Oh Hemlock Grove, what to do with you? Netflix's newest original series is guaranteed to get its entire first season out to the masses because of Netflix's distribution model of "just throw it all out at once there no matter what." But if the show were subject to the typical network model of looking over its shoulder and relying on results-based performances from week to week, I'm not sure it would live to see Cinco de Mayo. We should all be thankful Hemlock Grove is in the Netflix family, because even though it's the television equivalent of pieces from several different (and incomplete) jigsaw puzzles thrown into the same box, we'll at least have the option to find out whether the pieces come together to form some comprehensible story by the season's end. Not getting closure from a television show is a travesty. The Netflix model guarantees we'll get closure from its series, even if they suck.
And yes, Hemlock Grove, an adaptation of Brian McGreevy's novel of the same name, kind of sucks. The horror is set in a small steel town in Pennsylvania where a young woman's murder—no, that's not good enough—a young woman's brutal disemboweling (that's better) shakes up the entire city. Though police are convinced the attack is the work of an animal, most of the skittish townfolk are convinced it's the work of a local gypsy boy named Peter (Landon Liboiron, who played one of television's all-time worst characters as Josh on Terra Nova but is much better in this) who recently moved to town. Now's probably a good time to mention he might be a werewolf. [Editor's note: He is, and widespread trailers for the series blatantly flaunt this fact, so don't call me Mr. McSpoiler.]
The mysteries continue with the second main character, a blood-sucking rich kid named Roman Godfrey (Alexander Skarsgard's younger brother Bill), who's the heir to the town's big steel company. Roman is a deviant, and in the first episode he cut his finger open in the middle of doing the deed with a hooker so he could suck his own blood and smear his lady friend with it. Is he a vampire? Maybe. Probably.
The series rockets into the murmurings of a madman from there, with a host of tangential secondary characters full of intentionally unexplained quirks: a scientist who is more than a little mad doing secret experiments at Godfrey Enterprises; Roman's gigantic, shuffling sister who has a single bug eye and could more convincingly pass for the sister of Sloth from The Goonies; Roman's pretty blonde cousin who appears to be more than just friends with Roman (and who gets an even more bizarre storyline in Episode 2); and Roman's seductive mother Olivia (Famke Janssen) who we learned is also a creature of some sort, through a flashback to 2000 that was intentionally filmed like it was in 1950 for no apparent reason other than why the hell not?

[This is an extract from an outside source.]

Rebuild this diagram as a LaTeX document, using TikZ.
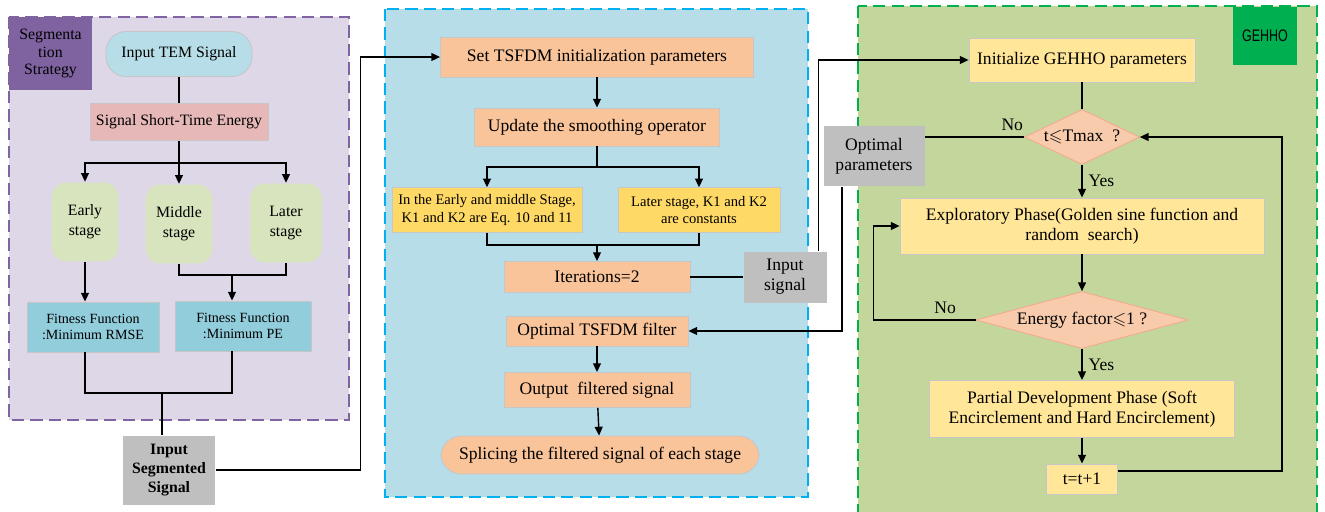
\documentclass[tikz,border=0pt]{standalone}
\usepackage{fontspec}
\usepackage{amssymb}
\setmainfont{Liberation Serif}
\newfontfamily\tagfont[FakeStretch=0.75]{Liberation Sans}
\usetikzlibrary{shapes.geometric,arrows.meta}

\definecolor{segbg}{HTML}{DED7E7}
\definecolor{segline}{HTML}{8064A2}
\definecolor{segtag}{HTML}{7F62A0}
\definecolor{tembg}{HTML}{B7DEE8}
\definecolor{stebg}{HTML}{E6B9B8}
\definecolor{stagebg}{HTML}{D7E4BD}
\definecolor{fitbg}{HTML}{92CDDC}
\definecolor{graybg}{HTML}{BFBFBF}
\definecolor{tsbg}{HTML}{B7DDE8}
\definecolor{tsline}{HTML}{00B0F0}
\definecolor{orangebg}{HTML}{F9C49A}
\definecolor{goldbg}{HTML}{FFD966}
\definecolor{hhobg}{HTML}{C3D69B}
\definecolor{hholine}{HTML}{00B050}
\definecolor{lightyel}{HTML}{FFE699}
\definecolor{decbg}{HTML}{F8CBAD}

\begin{document}
\begin{tikzpicture}[x=0.02cm, y=-0.02cm,
    >={Triangle[length=5pt,width=4.5pt]}, line width=0.8pt,
    panel/.style={line width=1.2pt, dash pattern=on 7pt off 3.5pt},
    box/.style={draw=gray!45, line width=0.5pt, inner sep=1pt, align=center,
        font=\fontsize{10}{11.5}\selectfont},
    pill/.style={box, rounded corners=0.4cm},
    stage/.style={fill=stagebg, rounded corners=0.3cm, align=center,
        minimum width=1.34cm, minimum height=1.58cm, font=\fontsize{9}{11.3}\selectfont},
    fitbox/.style={box, fill=fitbg, minimum width=2.64cm, minimum height=1cm,
        font=\fontsize{8}{9.6}\selectfont},
    graybox/.style={fill=graybg, inner sep=1pt, align=center, font=\fontsize{10}{11.5}\selectfont},
    stepbox/.style={box, fill=orangebg},
    kbox/.style={box, fill=goldbg, minimum height=0.89cm, font=\fontsize{8.3}{10.2}\selectfont},
    hhobox/.style={box, fill=lightyel},
    decision/.style={diamond, fill=decbg, draw=decbg!80!red, line width=0.4pt, inner sep=0pt,
        align=center, font=\fontsize{10}{11.5}\selectfont},
    lbl/.style={font=\fontsize{10}{11.5}\selectfont}
]
\useasboundingbox (0,0) rectangle (1325,511);

%% Panels

% Segmentation strategy
\fill[segbg] (9,17) rectangle (349,420);
\node[fill=segtag, inner sep=0pt, minimum width=1.66cm, minimum height=1.46cm, align=center,
    font=\fontsize{9}{10.2}\selectfont] (segtag) at (50.5,53.5) {Segmenta\\tion\\Strategy};
\draw[segline, panel] (9,17) rectangle (349,420);

% TSFDM
\fill[tsbg] (385,9) rectangle (808,497);
\draw[tsline, panel] (385,9) rectangle (808,497);

% GEHHO
\fill[hhobg] (858,6) rectangle (1317,520);
\draw[hholine, panel] (858,6) rectangle (1317,520);
\node[fill=hholine, minimum width=1.28cm, minimum height=1.16cm,
    font=\tagfont\fontsize{9.5}{11}\selectfont] (hhotag) at (1265,36) {GEHHO};

%% Segmentation strategy

% Nodes
\node[pill, fill=tembg, minimum width=2.92cm, minimum height=0.9cm,
    font=\fontsize{9}{11}\selectfont] (tem) at (179,54) {Input TEM Signal};
\node[box, fill=stebg, minimum width=3.56cm, minimum height=0.74cm,
    font=\fontsize{9}{11}\selectfont] (ste) at (179,122) {Signal Short-Time Energy};
\node[stage] (early) at (85,222) {Early\\stage};
\node[stage] (middle) at (179,224) {Middle\\stage};
\node[stage, minimum width=1.44cm] (later) at (286,223) {Later\\stage};
\node[fitbox] (fit1) at (93,327) {Fitness Function\\:Minimum RMSE};
\node[fitbox, minimum width=2.72cm] (fit2) at (243,326) {Fitness Function\\:Minimum PE};
\node[graybox, minimum width=1.84cm, minimum height=1.38cm,
    font=\fontsize{9}{11}\selectfont\bfseries] (iss) at (169,470) {Input\\Segmented\\Signal};

% Connectors
\coordinate (j1) at (179,163);
\coordinate (j2) at (232,275);
\coordinate (j3) at (162,393);
\draw (tem) -- (ste);
\draw (ste) -- (j1);
\draw[->] (j1) -| (early);
\draw[->] (j1) -- (middle);
\draw[->] (j1) -| (later);
\draw[->] (early) -- (early |- fit1.north);
\draw (middle.south) |- (j2) -| (later.south);
\draw[->] (j2) -- (j2 |- fit2.north);
\draw (early |- fit1.south) |- (j3) -| (j2 |- fit2.south);
\draw (j3) -- (j3 |- iss.north);

%% TSFDM

% Nodes
\node[stepbox, minimum width=6.26cm, minimum height=0.8cm] (set) at (597,57) {Set TSFDM initialization parameters};
\node[stepbox, minimum width=4.9cm, minimum height=0.76cm] (update) at (597,127) {Update the smoothing operator};
\node[kbox, minimum width=3.8cm] (k1) at (487,210) {In the Early and middle Stage,\\K1 and K2 are Eq. 10 and 11};
\node[kbox, minimum width=3.24cm] (k2) at (699,210) {Later stage, K1 and K2\\are constants};
\node[stepbox, minimum width=3.72cm, minimum height=0.62cm] (iter) at (597,277) {Iterations=2};
\node[graybox, minimum width=1.66cm, minimum height=1.02cm] (insig) at (785,277) {Input\\signal};
\node[stepbox, minimum width=3.64cm, minimum height=0.6cm] (filter) at (597,331) {Optimal TSFDM filter};
\node[stepbox, minimum width=3.72cm, minimum height=0.7cm] (output) at (597,390) {Output~ filtered signal};
\node[pill, fill=orangebg, minimum width=6.36cm, minimum height=0.76cm] (splice) at (600,455) {Splicing the filtered signal of each stage};
\node[graybox, minimum width=2.02cm, minimum height=1.2cm] (optp) at (874,156) {Optimal\\parameters};

% Connectors
\coordinate (j4) at (597,167);
\coordinate (j5) at (597,245);
\draw[->] (iss.east) -- ++(145,0) |- (set.west);
\draw[->] (set) -- (update);
\draw (update) -- (j4);
\draw[->] (j4) -| (k1);
\draw[->] (j4) -| (k2);
\draw (k1.south) |- (j5) -| (k2.south);
\draw[->] (j5) -- (iter);
\draw (insig) -- (iter);
\draw[->] (filter) -- (output);
\draw[->] (output) -- (splice);
\draw[->] ([xshift=-0.64cm]optp.south) |- (filter.east);

%% GEHHO

% Nodes
\node[hhobox, minimum width=4.52cm, minimum height=0.88cm] (init) at (1082,60) {Initialize GEHHO parameters};
\node[decision, aspect=2.1, minimum width=2.3cm, minimum height=1.1cm] (d1) at (1082,137) {t$\leqslant$Tmax~ ?};
\node[hhobox, minimum width=7.28cm, minimum height=1.12cm] (expl) at (1082,226) {Exploratory Phase(Golden sine function and\\random~ search)};
\node[decision, aspect=3.7, minimum width=4.24cm, minimum height=1.14cm] (d2) at (1082,320) {Energy factor$\leqslant$1 ?};
\node[hhobox, minimum width=6.1cm, minimum height=1.14cm] (partial) at (1082,409) {Partial Development Phase (Soft\\Encirclement and Hard Encirclement)};
\node[hhobox, minimum width=1.42cm, minimum height=0.6cm] (tt) at (1082,479) {t=t+1};

% Connectors
\draw[->] ([xshift=-0.18cm]insig.north east) |- (init.west);
\draw (init) -- (d1);
\draw[->] (d1) -- (expl) node[lbl, midway, right] {Yes};
\draw (d1.west) -- (d1.west -| optp.east) node[lbl, pos=0.12, above] {No};
\draw[->] (expl) -- (d2);
\draw[->] (d2.west) -- ++(-102,0) node[lbl, pos=0.3, above] {No} |- (expl.west);
\draw[->] (d2) -- (partial) node[lbl, midway, right] {Yes};
\draw[->] (partial) -- (tt);
\draw[->] ([yshift=0.16cm]tt.east) -- ++(164,0) |- (d1.east);

\end{tikzpicture}
\end{document}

Yet for all these mish-mashed horror threads, Hemlock Grove appeared to be in no rush to exploit them, at least in the two episodes I watched. It's slow. Like, plate-tectonics slow. It also made zero effort to have any of its horror cornucopia (Horr-nucopia? Though I guess that sounds like something entirely different and NSFW) make sense. In many ways, Hemlock Grove seems to be trying to duplicate the delightful madness of American Horror Story, which compresse horror tropes into one solid brick of entertaining insanity with multiple winks and knowing nudges. However, Hemlock Grove is a more serious effort, which is odd given that it comes from horror aficionado Eli Roth, the same man who gave us the extremely and purposefully campy Cabin Fever, a popcorn-munching gore-fest with one of cinema's most bizarre endings. I adored Cabin Fever for it's unapologetic fun. Hemlock Grove doesn't share the same joy.

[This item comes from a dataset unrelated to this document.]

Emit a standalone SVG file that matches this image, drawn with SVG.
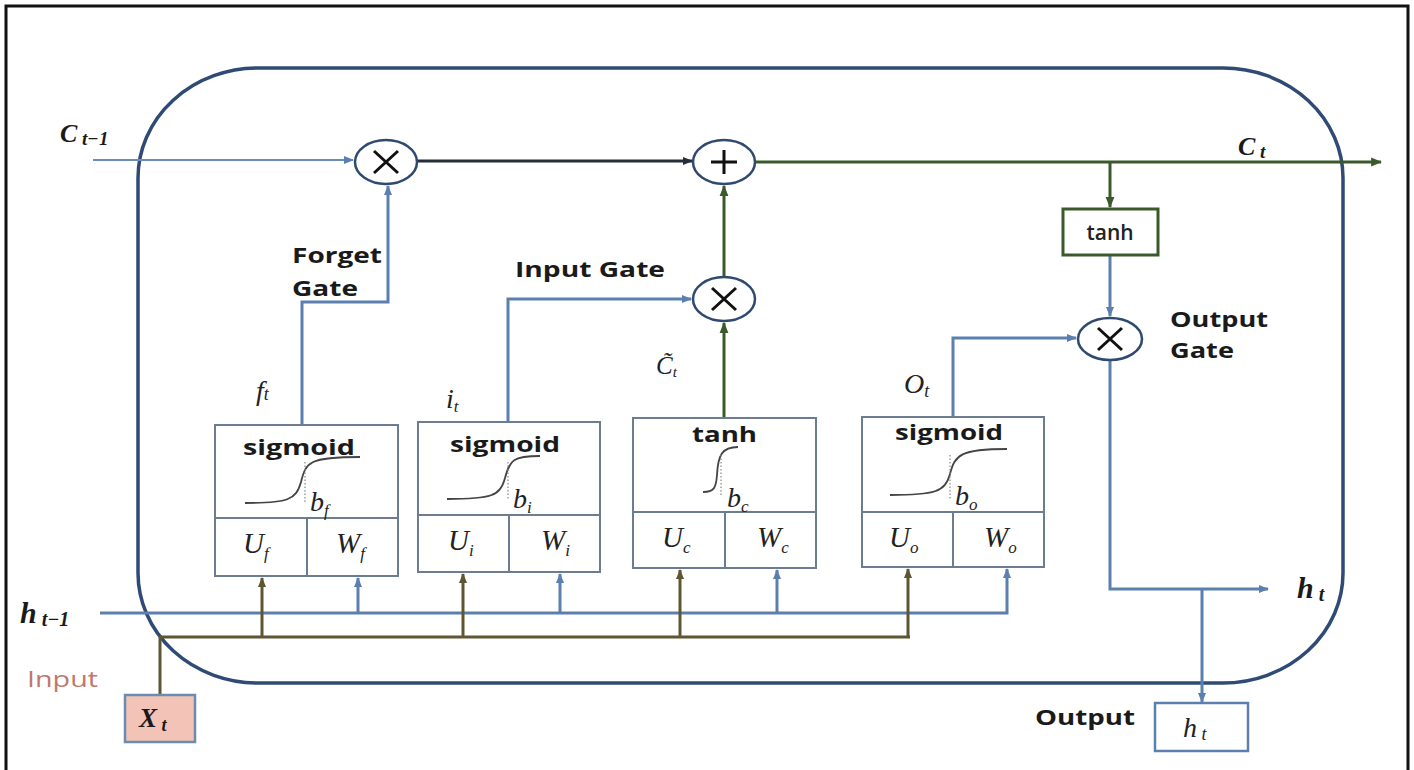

The joy that is there seems to have all gone into the look of the series, which can be stunning at points, particularly in the forest surrounding Peter's trailer. But aside from its striking cinematography, Hemlock Grove mostly feels like an amateurish effort. The writing can be awful at times. (Sample dialogue from Episode 2: "How do you explain dancing to a person with no legs?" The response, "I have legs that won't quit." Say what?) That writing leads to several scenes that just happen with little to no detectable importance, and others that end in jarring fashion, as though the editor was in a hurry to beat traffic home. And the last domino to fall apparently smacked the actors on their heads; at times, they look just as bewildered as we do while trying to figure out what they're doing.

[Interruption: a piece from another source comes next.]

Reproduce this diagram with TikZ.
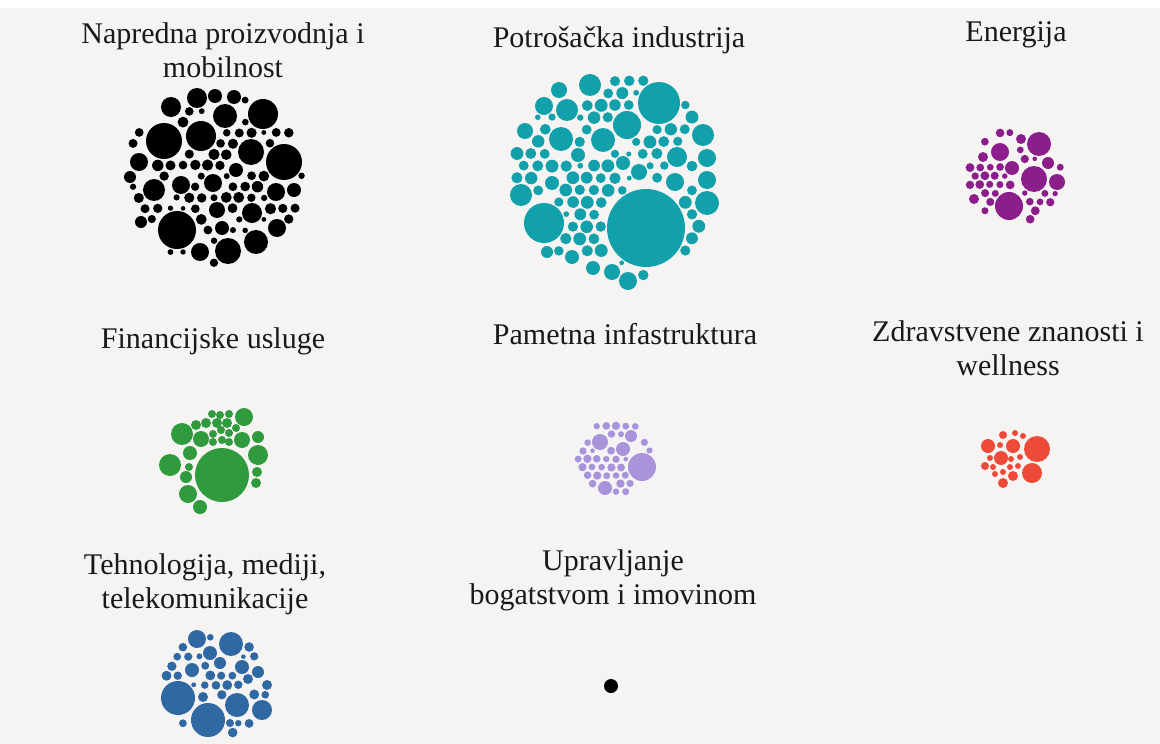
\documentclass[tikz,border=0pt]{standalone}
\usepackage{fontspec}
\setmainfont{Liberation Serif}
\usetikzlibrary{positioning}

\definecolor{bggray}{HTML}{F5F4F3}
\definecolor{cblack}{HTML}{000000}
\definecolor{cteal}{HTML}{12A0AA}
\definecolor{cpurple}{HTML}{8B1E8B}
\definecolor{cgreen}{HTML}{2F9B3D}
\definecolor{clavender}{HTML}{A994DC}
\definecolor{cred}{HTML}{EE4A3A}
\definecolor{cblue}{HTML}{2F68A2}

% big bubbles: x/y/r
\def\bigblack{164/141/18,201/136/15,225/116/12,263/114/15,284/162/18,177/230/19,
  228/251/13,256/242/12,251/152/13,197/98/10,171/107/10,215/96/7,234/97/7,139/162/9,
  154/190/11,181/185/9,213/183/9,252/213/10,277/228/9,276/192/9,294/190/7,200/252/9,
  222/228/7,217/210/8,236/170/7,141/222/6,130/177/6}
\def\bigteal{646/228/39,659/103/21,544/223/20,627/125/14,561/139/12,603/140/12,
  590/85/11,559/90/8,544/106/9,567/110/11,521/195/11,707/203/12,703/135/11,707/158/9,
  707/180/9,628/281/9,612/272/8,593/268/7,525/131/8,677/157/10,675/182/9,639/172/8,
  623/163/7,578/155/7,552/183/7,547/252/6,572/257/7}
\def\bigpurple{1009/206/14,1039/144/12,1034/179/13,1000/152/9,1057/182/8,1021/139/5,
  1012/168/7,1048/163/6,974/199/5,983/157/5}
\def\biglavender{642/467/14,600/442/8,623/449/7,631/436/6,605/488/7}
\def\bigblue{178/698/17,208/720/17,231/644/12,237/705/12,197/639/9,262/710/10,
  210/653/7,192/670/7,220/663/6,242/667/7,258/672/6,267/685/5,248/679/5,230/723/4,
  203/697/5}
\def\greenlist{222/475/27,244/417/9,182/434/11,170/465/11,258/455/10,188/494/9,
  201/439/8,190/453/7,242/440/8,258/437/6,200/507/7,186/477/6,189/467/4,257/472/5,
  256/483/5,212/414/4,220/415/4,229/414/4,196/425/5,206/423/5,217/423/5,227/423/5,
  236/428/4,213/434/4,221/430/4,229/433/4,213/442/4,222/440/4,229/442/4}
\def\redlist{1037/449/13,1032/473/10,1013/446/7,1001/458/7,988/446/7,1003/435/4,
  1015/433/3,1023/436/3,1000/445/3,990/458/3,985/466/4,993/467/3,1011/459/3,
  1020/457/3,1010/467/3,1018/466/3,995/474/3,1003/472/3,1013/476/5,1003/483/5}

% colour, cx, cy, radius, spacing, big bubbles
\newcommand\bubblepack[6]{%
  \foreach \bx/\by/\br in #6 {\fill[#1] (\bx,\by) circle (\br pt);}
  \pgfmathtruncatemacro\nmaxi{#4/#5+1}
  \pgfmathtruncatemacro\nmaxj{#4/(0.866*#5)+1}
  \foreach \i in {-\nmaxi,...,\nmaxi}{
    \foreach \j in {-\nmaxj,...,\nmaxj}{
      \pgfmathsetmacro\px{#2+(\i+0.5*mod(abs(\j),2))*#5+0.3*sin(\i*53+\j*89)}
      \pgfmathsetmacro\py{#3+\j*0.866*#5+0.3*cos(\i*71+\j*37)}
      \pgfmathsetmacro\rcap{(#5/2-0.55)*(0.88+0.12*sin(\i*97+\j*151))}
      \pgfmathtruncatemacro\inside{veclen(\px-#2,\py-#3)<=#4-0.5*\rcap}
      \xdef\rmax{\rcap}
      \foreach \bx/\by/\br in #6 {
        \pgfmathsetmacro\rtry{min(\rmax,veclen(\px-\bx,\py-\by)-\br-1.1)}
        \xdef\rmax{\rtry}}
      \pgfmathtruncatemacro\keep{and(\inside,\rmax>=2.3)}
      \ifnum\keep=1 \fill[#1] (\px,\py) circle (\rmax pt);\fi
    }}}

\begin{document}
\begin{tikzpicture}[x=1pt,y=-1pt]
    \tikzset{label/.style={align=center,
                           inner sep=0pt,
                           text=black!90,
                           font=\fontsize{30}{34}\selectfont}}

    \useasboundingbox (0,0) rectangle (1160,744);
    \fill[white]  (0,0) rectangle (1160,744);
    \fill[bggray] (0,8) rectangle (1160,744);

    \node[label] (napredna)  at (223,50)  {Napredna proizvodnja i\\mobilnost};
    \node[label] (potrosnja) at (619,40)  {Potrošačka industrija};
    \node[label] (energija)  at (1016,35) {Energija};
    \node[label] (financije) at (213,341) {Financijske usluge};
    \node[label] (pametna)   at (625,334) {Pametna infastruktura};
    \node[label] (zdravlje)  at (1008,348) {Zdravstvene znanosti i\\wellness};
    \node[label] (tehnika)   at (205,584) {Tehnologija, mediji,\\telekomunikacije};
    \node[label] (bogatstvo) at (613,580) {Upravljanje\\bogatstvom i imovinom};

    \bubblepack{cblack}{214}{176}{90}{12.5}{\bigblack}
    \bubblepack{cteal}{615}{178}{106}{14}{\bigteal}
    \bubblepack{cpurple}{1015}{176}{48}{10}{\bigpurple}
    \bubblepack{clavender}{616}{459}{40}{9.5}{\biglavender}
    \bubblepack{cblue}{216}{685}{55}{11}{\bigblue}
    \foreach \bx/\by/\br in \greenlist {\fill[cgreen] (\bx,\by) circle (\br pt);}
    \foreach \bx/\by/\br in \redlist {\fill[cred] (\bx,\by) circle (\br pt);}
%    \node[circle,fill=black] (dot) at (611,686) {};
    \fill[black] (611,686) circle (7pt);
\end{tikzpicture}
\end{document}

But! And this is a J-Lo-sized "but," the puzzle analogy I used at the start of this review may be the key to the entire show. There might be a whole lot more to Hemlock Grove than initially appears, and that's where the Netflix model might save it. Despite being bored to the point of considering bodily harm to keep myself awake, I'm curious enough that I'm tempted to see where this bizarre series goes. And thanks to Netflix's entire-season dump, I can satisfy that curiosity instantly if I want to. Or at least I can read recaps by someone who's brave enough to spend 13 hours chasing closure.
How much of Hemlock Grove have you watched so far? What do you think?